The problem is likely (and ha, now the formula is useful after all) that the to computation df/dA = (df/dY)@ B.t() is in all dense matrices and you don’t, in general, have the sparseness same pattern in the gradient. What PyTorch does under the hood is to compute the dense derivative (large) and then apply the sparseness pattern.
You could try to implement your own sparse_mm with backwards using scatter_add from the 3rd party PyTorch scatter package or somesuch.

Note that the sparse derivative “enforces” the sparseness pattern (this is often desired even though the there may be gradients outside the mask).

Best regards

Thomas

By large, I ment a sparse matrix with shape(100k, 100k).
I’ll try to implement my own fuction as you explained.

thank you!

Have you implemented your own function for this?

Hi, did you mean only non-zeros of the original sparse matrix have the gradient of the dense matrix df/dA = (df/dY)@ B.t() ? I mean, does the dense matrix df/dA has the same sparse pattern as A? Thanks

Mathematically, it does not.
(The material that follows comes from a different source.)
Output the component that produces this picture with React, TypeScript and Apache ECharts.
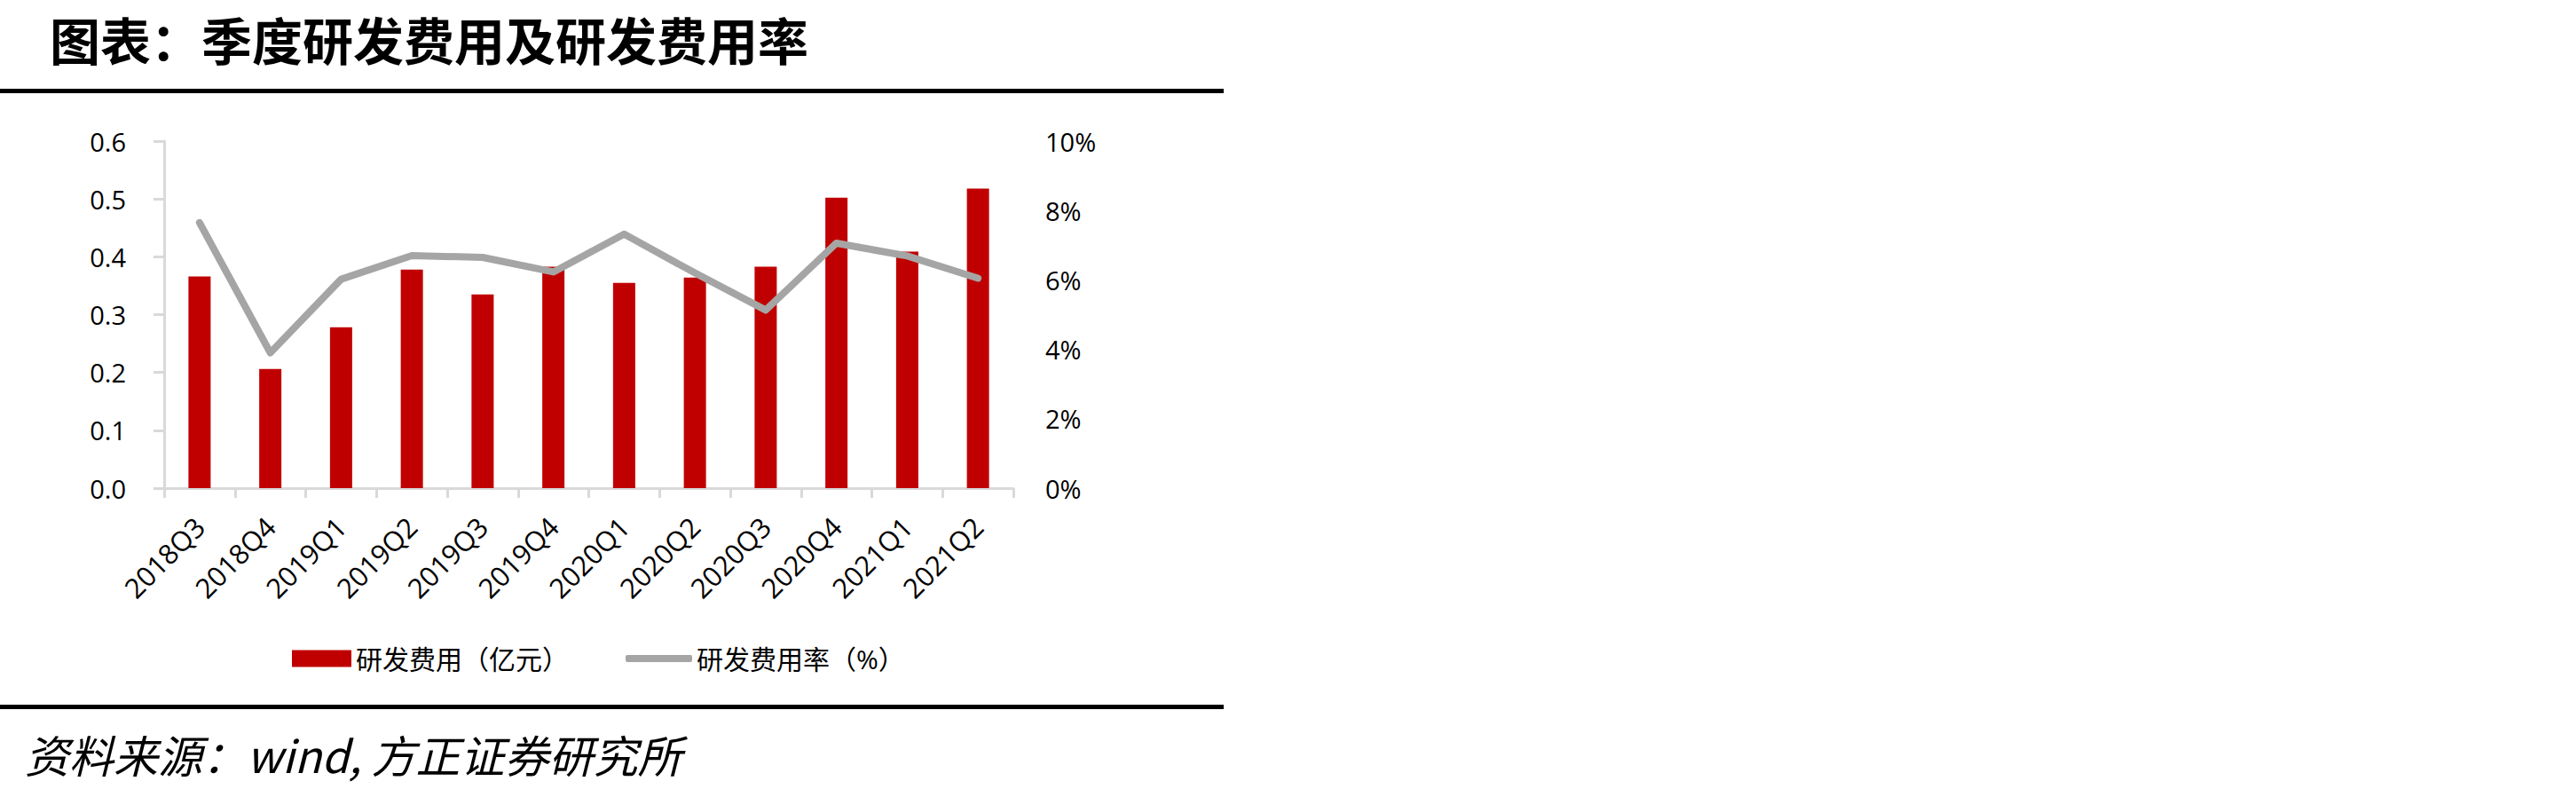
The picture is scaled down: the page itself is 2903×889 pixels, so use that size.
import React, { useEffect, useRef } from "react";
import * as echarts from "echarts";

const categories = ["2018Q3", "2018Q4", "2019Q1", "2019Q2", "2019Q3", "2019Q4", "2020Q1", "2020Q2", "2020Q3", "2020Q4", "2021Q1", "2021Q2"];
const rdExpense = [0.366, 0.206, 0.278, 0.378, 0.335, 0.383, 0.355, 0.364, 0.383, 0.502, 0.409, 0.518];
const rdRatio = [7.65, 3.9, 6.02, 6.7, 6.65, 6.23, 7.32, 6.2, 5.13, 7.06, 6.69, 6.05];
const seriesNames = ["研发费用（亿元）", "研发费用率（%）"];
const titleText = "图表：季度研发费用及研发费用率";
const sourceText = "资料来源：wind, 方正证券研究所";

const LABEL_FONT = "'Open Sans', 'Noto Sans CJK SC', sans-serif";

export default function App() {
  const ref = useRef<HTMLDivElement>(null);
  useEffect(() => {
    document.body.style.margin = "0";
    const chart = echarts.init(ref.current!, null, { renderer: "svg" });
    const legendText = { fontSize: 30, color: "#000", fontFamily: LABEL_FONT };
    chart.setOption({
      animation: false,
      backgroundColor: "#fff",
      textStyle: { fontFamily: LABEL_FONT },
      grid: { left: 185, top: 159, width: 957, height: 391, containLabel: false },
      legend: [
        {
          left: 324,
          top: 722,
          itemWidth: 67,
          itemHeight: 19,
          textStyle: legendText,
          data: [{ name: seriesNames[0], icon: "rect" }],
        },
        {
          left: 700,
          top: 722,
          itemWidth: 75,
          itemHeight: 8,
          textStyle: legendText,
          data: [{ name: seriesNames[1], icon: "roundRect", itemStyle: { color: "#a5a5a5" } }],
        },
      ],
      xAxis: {
        type: "category",
        data: categories,
        boundaryGap: true,
        axisLine: { lineStyle: { color: "#d9d9d9", width: 3 } },
        axisTick: { show: true, length: 11, lineStyle: { color: "#d9d9d9", width: 3 } },
        axisLabel: { rotate: 45, fontSize: 31, color: "#000", margin: 38, interval: 0 },
      },
      yAxis: [
        {
          type: "value",
          min: 0,
          max: 0.6,
          interval: 0.1,
          splitLine: { show: false },
          axisLine: { show: true, lineStyle: { color: "#d9d9d9", width: 3 } },
          axisTick: { show: true, length: 12, lineStyle: { color: "#d9d9d9", width: 3 } },
          axisLabel: { fontSize: 29, color: "#000", margin: 43, formatter: (v: number) => v.toFixed(1) },
        },
        {
          type: "value",
          min: 0,
          max: 10,
          interval: 2,
          position: "right",
          splitLine: { show: false },
          axisLine: { show: false },
          axisTick: { show: false },
          axisLabel: { fontSize: 29, color: "#000", margin: 36, formatter: "{value}%" },
        },
      ],
      series: [
        {
          name: seriesNames[0],
          type: "bar",
          data: rdExpense,
          barWidth: 25,
          itemStyle: { color: "#C00000" },
          z: 2,
        },
        {
          name: seriesNames[1],
          type: "line",
          yAxisIndex: 1,
          data: rdRatio,
          symbol: "none",
          lineStyle: { color: "#a5a5a5", width: 8, cap: "round", join: "round" },
          itemStyle: { color: "#a5a5a5" },
          z: 3,
        },
      ],
      graphic: [
        {
          type: "text",
          left: 56,
          top: 14,
          style: {
            text: titleText,
            fontSize: 57,
            fontWeight: "bold",
            fontFamily: "'Noto Sans CJK SC', sans-serif",
            fill: "#000",
          },
        },
        {
          type: "rect",
          shape: { x: 0, y: 100, width: 1379, height: 5 },
          style: { fill: "#000" },
        },
        {
          type: "rect",
          shape: { x: 0, y: 794, width: 1379, height: 5 },
          style: { fill: "#000" },
        },
        {
          type: "text",
          left: 28,
          top: 824,
          style: {
            text: sourceText,
            fontSize: 50,
            fontStyle: "italic",
            fontFamily: "'Noto Sans CJK SC', sans-serif",
            fill: "#000",
          },
        },
      ],
    });
    return () => chart.dispose();
  }, []);
  return <div ref={ref} style={{ position: "absolute", left: 0, top: 0, width: 2903, height: 889 }} />;
}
To the mathematical gradient, the “missing” entries in the sparsity pattern are just things that happen to be zero. The computation

a = torch.sparse_coo_tensor(torch.tensor([[1, 2], [0, 1]]), torch.randn(2), size=(3, 3), requires_grad=True)
b = torch.randn(2, 3, requires_grad=True)
torch.sparse.mm(a,b.t()).sum().backward()

gives you an a.grad with the same sparsity pattern as a, so it essentially computes the gradient of a masked tensor (because mathematically, the gradient a * mask w.r.t. a is the mask).

Best regards

Thomas

Thank you for the reply!
I’m writing my spmm (sparse-dense multiplication) kernel as what ge-spmm did. https://github.com/hgyhungry/ge-spmm/blob/master/pytorch-custom/op.py

From their code (SPMMFunction from Line 8), I found they only computed the gradient of the dense matrix for the backward. Do you mean dy/dA is also required? so grad_out @ b.t() should be returned in backward (Line36) as well?